TO BE DONE: Lines holding the string "this" are the ones to copy; find them all in the data.

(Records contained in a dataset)
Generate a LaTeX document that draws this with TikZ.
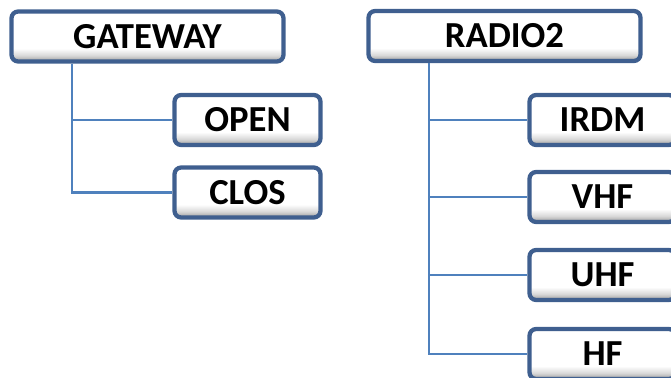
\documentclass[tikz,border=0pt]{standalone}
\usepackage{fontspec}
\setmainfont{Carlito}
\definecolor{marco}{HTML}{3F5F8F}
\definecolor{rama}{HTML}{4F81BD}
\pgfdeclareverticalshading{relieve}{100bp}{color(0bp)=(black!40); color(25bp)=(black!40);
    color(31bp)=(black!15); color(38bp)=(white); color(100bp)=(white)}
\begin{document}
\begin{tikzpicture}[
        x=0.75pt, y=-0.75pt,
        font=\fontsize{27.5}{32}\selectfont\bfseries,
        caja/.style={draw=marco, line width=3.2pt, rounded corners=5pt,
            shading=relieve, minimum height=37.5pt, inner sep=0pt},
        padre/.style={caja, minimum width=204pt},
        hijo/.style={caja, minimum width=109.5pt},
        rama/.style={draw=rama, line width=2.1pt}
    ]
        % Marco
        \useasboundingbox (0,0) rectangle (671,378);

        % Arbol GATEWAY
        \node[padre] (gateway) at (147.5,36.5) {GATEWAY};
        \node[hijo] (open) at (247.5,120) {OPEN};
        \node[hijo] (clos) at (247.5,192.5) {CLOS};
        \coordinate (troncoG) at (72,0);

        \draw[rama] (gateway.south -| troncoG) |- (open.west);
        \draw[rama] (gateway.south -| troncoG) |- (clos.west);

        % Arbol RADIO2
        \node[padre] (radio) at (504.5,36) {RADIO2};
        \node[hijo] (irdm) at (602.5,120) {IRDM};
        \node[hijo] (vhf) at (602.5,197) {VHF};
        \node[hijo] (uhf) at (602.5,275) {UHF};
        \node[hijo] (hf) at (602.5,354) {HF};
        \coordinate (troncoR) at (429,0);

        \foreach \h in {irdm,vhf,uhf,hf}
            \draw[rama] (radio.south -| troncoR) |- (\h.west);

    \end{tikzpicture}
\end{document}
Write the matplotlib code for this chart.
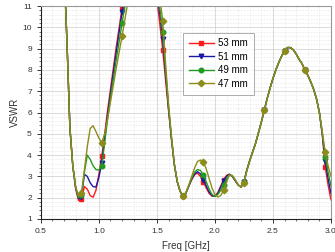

EXERCISE RESPONSE:
Generate a LaTeX document that draws this with TikZ.
Write the matplotlib code for this chart.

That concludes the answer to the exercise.